TASK STATEMENT ::
Each entry below should be echoed exactly, with pictures omitted.

DATASET RECORDS ::

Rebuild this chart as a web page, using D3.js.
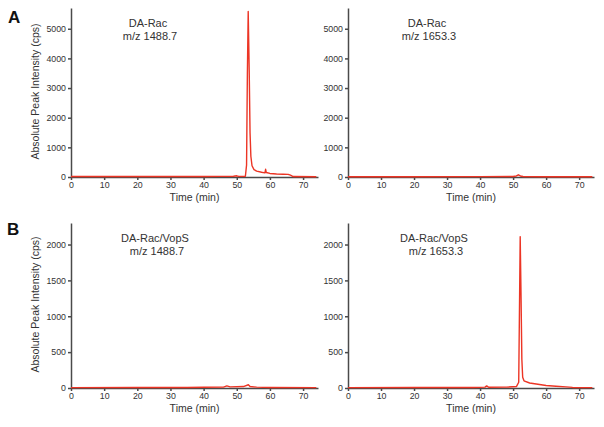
<!DOCTYPE html>
<html lang="en">
<head>
<meta charset="utf-8"/>
<title>DA-Rac extracted ion chromatograms</title>
<script src="https://d3js.org/d3.v7.min.js"></script>
<style>
  body { margin: 0; background: #fff; }
  svg { font-family: "Liberation Sans", Arial, sans-serif; }
  .axis path, .axis line { stroke: #4a4a4a; stroke-width: 1.5px; }
  .axis text { fill: #333; font-size: 8.8px; }
  .trace { fill: none; stroke: #ec3525; stroke-width: 1.4px; stroke-linejoin: round; }
  .title { fill: #333; font-size: 11px; text-anchor: middle; }
  .label { fill: #333; font-size: 10.5px; text-anchor: middle; }
  .letter { fill: #111; font-size: 17px; font-weight: bold; }
</style>
</head>
<body>
<div id="chart"></div>
<script>
// time (min), intensity (cps)
var traceA1488 = [[0,15],[10,15],[20,15],[30,15],[40,18],[45,20],[49,25],[50,40],[50.6,20],[52.6,25],
  [52.95,400],[53.2,3500],[53.45,5580],[53.75,3600],[54.0,1500],[54.25,700],[54.6,380],[55.2,250],[56,200],
  [57.5,160],[58.5,140],[58.7,260],[58.9,150],[60,120],[62,100],[64,95],[65.5,90],[66.2,60],[67,15],[74,10]];
var traceA1653 = [[0,10],[20,10],[40,12],[50,15],[51,35],[51.6,75],[52.2,35],[53,15],[60,10],[74,10]];
var traceB1488 = [[0,5],[20,6],[35,8],[40,10],[46,12],[47,30],[48,15],[52,20],[53.5,45],[54,20],[56,12],[60,8],[74,5]];
var traceB1653 = [[0,5],[20,6],[38,8],[41.5,12],[42,30],[42.6,10],[48,12],[51,20],[51.7,80],[51.95,1200],
  [52.15,2110],[52.4,1300],[52.65,400],[52.9,150],[53.3,100],[55,70],[57,55],[60,35],[63,25],[66,15],[68,8],[74,5]];

var xTicks = [0, 10, 20, 30, 40, 50, 60, 70];
var yTicksA = [0, 1000, 2000, 3000, 4000, 5000];
var yTicksB = [0, 500, 1000, 1500, 2000];
var titles = [["DA-Rac", "m/z 1488.7"], ["DA-Rac", "m/z 1653.3"],
              ["DA-Rac/VopS", "m/z 1488.7"], ["DA-Rac/VopS", "m/z 1653.3"]];

var width = 604, height = 427;
var svg = d3.select("#chart").append("svg")
    .attr("width", width)
    .attr("height", height);

// panel boxes: left, top, plot width, plot height
var panels = [
  {x: 71,  y: 8,   w: 247, h: 169, data: traceA1488, yMax: 5700, yTicks: yTicksA, title: titles[0], tx: 148, ylab: true},
  {x: 348, y: 8,   w: 246, h: 169, data: traceA1653, yMax: 5700, yTicks: yTicksA, title: titles[1], tx: 427, ylab: false},
  {x: 71,  y: 223, w: 247, h: 165, data: traceB1488, yMax: 2300, yTicks: yTicksB, title: titles[2], tx: 155, ylab: true},
  {x: 348, y: 223, w: 246, h: 165, data: traceB1653, yMax: 2300, yTicks: yTicksB, title: titles[3], tx: 434, ylab: false}
];

panels.forEach(function(p) {
  var g = svg.append("g").attr("transform", "translate(" + p.x + "," + p.y + ")");

  var x = d3.scaleLinear().domain([0, 74.5]).range([0, p.w]);
  var y = d3.scaleLinear().domain([0, p.yMax]).range([p.h, 0]);

  var line = d3.line()
      .x(function(d) { return x(d[0]); })
      .y(function(d) { return y(d[1]); });

  g.append("g")
      .attr("class", "axis")
      .attr("transform", "translate(0," + p.h + ")")
      .call(d3.axisBottom(x).tickValues(xTicks).tickFormat(d3.format("d"))
        .tickSize(3).tickSizeOuter(0).tickPadding(2));

  g.append("g")
      .attr("class", "axis")
      .call(d3.axisLeft(y).tickValues(p.yTicks).tickFormat(d3.format("d"))
        .tickSize(3).tickSizeOuter(0).tickPadding(2));

  g.append("path")
      .datum(p.data)
      .attr("class", "trace")
      .attr("d", line);

  g.append("text")
      .attr("class", "label")
      .attr("x", p.w / 2)
      .attr("y", p.h + 24)
      .text("Time (min)");

  g.append("text").attr("class", "title")
      .attr("x", p.tx - p.x).attr("y", 19)
      .text(p.title[0]);
  g.append("text").attr("class", "title")
      .attr("x", p.tx - p.x + 2).attr("y", 32)
      .text(p.title[1]);

  if (p.ylab) {
    g.append("text")
        .attr("class", "label")
        .attr("transform", "translate(-32," + (p.h / 2 - 1) + ") rotate(-90)")
        .text("Absolute Peak Intensity (cps)");
  }
});

svg.append("text").attr("class", "letter").attr("x", 8).attr("y", 23).text("A");
svg.append("text").attr("class", "letter").attr("x", 7).attr("y", 235).text("B");
</script>
</body>
</html>
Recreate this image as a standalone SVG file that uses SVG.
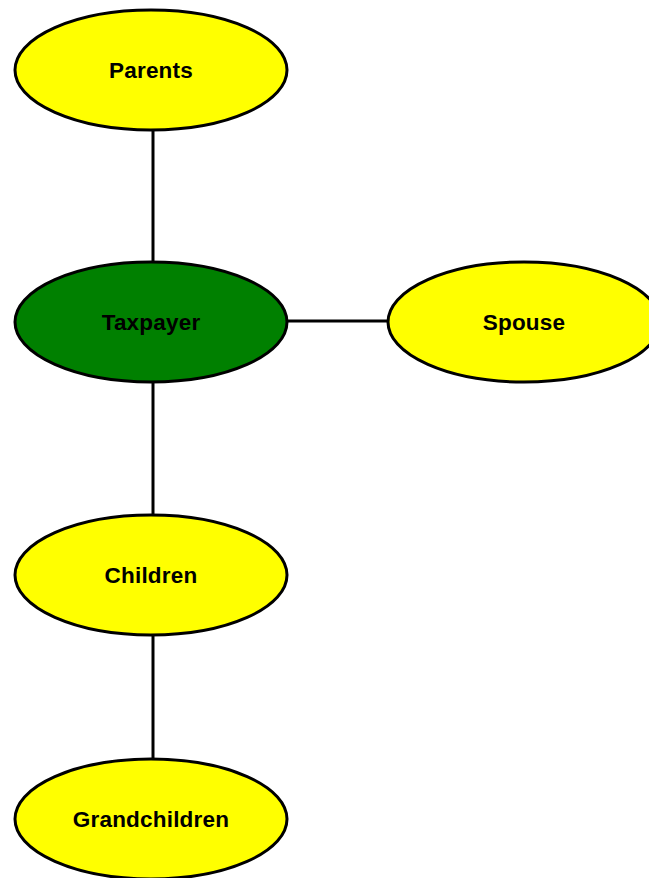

THE RESULT ::
Rebuild this chart as a web page, using D3.js.
<!DOCTYPE html>
<html lang="en">
<head>
<meta charset="utf-8"/>
<title>DA-Rac extracted ion chromatograms</title>
<script src="https://d3js.org/d3.v7.min.js"></script>
<style>
  body { margin: 0; background: #fff; }
  svg { font-family: "Liberation Sans", Arial, sans-serif; }
  .axis path, .axis line { stroke: #4a4a4a; stroke-width: 1.5px; }
  .axis text { fill: #333; font-size: 8.8px; }
  .trace { fill: none; stroke: #ec3525; stroke-width: 1.4px; stroke-linejoin: round; }
  .title { fill: #333; font-size: 11px; text-anchor: middle; }
  .label { fill: #333; font-size: 10.5px; text-anchor: middle; }
  .letter { fill: #111; font-size: 17px; font-weight: bold; }
</style>
</head>
<body>
<div id="chart"></div>
<script>
// time (min), intensity (cps)
var traceA1488 = [[0,15],[10,15],[20,15],[30,15],[40,18],[45,20],[49,25],[50,40],[50.6,20],[52.6,25],
  [52.95,400],[53.2,3500],[53.45,5580],[53.75,3600],[54.0,1500],[54.25,700],[54.6,380],[55.2,250],[56,200],
  [57.5,160],[58.5,140],[58.7,260],[58.9,150],[60,120],[62,100],[64,95],[65.5,90],[66.2,60],[67,15],[74,10]];
var traceA1653 = [[0,10],[20,10],[40,12],[50,15],[51,35],[51.6,75],[52.2,35],[53,15],[60,10],[74,10]];
var traceB1488 = [[0,5],[20,6],[35,8],[40,10],[46,12],[47,30],[48,15],[52,20],[53.5,45],[54,20],[56,12],[60,8],[74,5]];
var traceB1653 = [[0,5],[20,6],[38,8],[41.5,12],[42,30],[42.6,10],[48,12],[51,20],[51.7,80],[51.95,1200],
  [52.15,2110],[52.4,1300],[52.65,400],[52.9,150],[53.3,100],[55,70],[57,55],[60,35],[63,25],[66,15],[68,8],[74,5]];

var xTicks = [0, 10, 20, 30, 40, 50, 60, 70];
var yTicksA = [0, 1000, 2000, 3000, 4000, 5000];
var yTicksB = [0, 500, 1000, 1500, 2000];
var titles = [["DA-Rac", "m/z 1488.7"], ["DA-Rac", "m/z 1653.3"],
              ["DA-Rac/VopS", "m/z 1488.7"], ["DA-Rac/VopS", "m/z 1653.3"]];

var width = 604, height = 427;
var svg = d3.select("#chart").append("svg")
    .attr("width", width)
    .attr("height", height);

// panel boxes: left, top, plot width, plot height
var panels = [
  {x: 71,  y: 8,   w: 247, h: 169, data: traceA1488, yMax: 5700, yTicks: yTicksA, title: titles[0], tx: 148, ylab: true},
  {x: 348, y: 8,   w: 246, h: 169, data: traceA1653, yMax: 5700, yTicks: yTicksA, title: titles[1], tx: 427, ylab: false},
  {x: 71,  y: 223, w: 247, h: 165, data: traceB1488, yMax: 2300, yTicks: yTicksB, title: titles[2], tx: 155, ylab: true},
  {x: 348, y: 223, w: 246, h: 165, data: traceB1653, yMax: 2300, yTicks: yTicksB, title: titles[3], tx: 434, ylab: false}
];

panels.forEach(function(p) {
  var g = svg.append("g").attr("transform", "translate(" + p.x + "," + p.y + ")");

  var x = d3.scaleLinear().domain([0, 74.5]).range([0, p.w]);
  var y = d3.scaleLinear().domain([0, p.yMax]).range([p.h, 0]);

  var line = d3.line()
      .x(function(d) { return x(d[0]); })
      .y(function(d) { return y(d[1]); });

  g.append("g")
      .attr("class", "axis")
      .attr("transform", "translate(0," + p.h + ")")
      .call(d3.axisBottom(x).tickValues(xTicks).tickFormat(d3.format("d"))
        .tickSize(3).tickSizeOuter(0).tickPadding(2));

  g.append("g")
      .attr("class", "axis")
      .call(d3.axisLeft(y).tickValues(p.yTicks).tickFormat(d3.format("d"))
        .tickSize(3).tickSizeOuter(0).tickPadding(2));

  g.append("path")
      .datum(p.data)
      .attr("class", "trace")
      .attr("d", line);

  g.append("text")
      .attr("class", "label")
      .attr("x", p.w / 2)
      .attr("y", p.h + 24)
      .text("Time (min)");

  g.append("text").attr("class", "title")
      .attr("x", p.tx - p.x).attr("y", 19)
      .text(p.title[0]);
  g.append("text").attr("class", "title")
      .attr("x", p.tx - p.x + 2).attr("y", 32)
      .text(p.title[1]);

  if (p.ylab) {
    g.append("text")
        .attr("class", "label")
        .attr("transform", "translate(-32," + (p.h / 2 - 1) + ") rotate(-90)")
        .text("Absolute Peak Intensity (cps)");
  }
});

svg.append("text").attr("class", "letter").attr("x", 8).attr("y", 23).text("A");
svg.append("text").attr("class", "letter").attr("x", 7).attr("y", 235).text("B");
</script>
</body>
</html>
Recreate this image as a standalone SVG file that uses SVG.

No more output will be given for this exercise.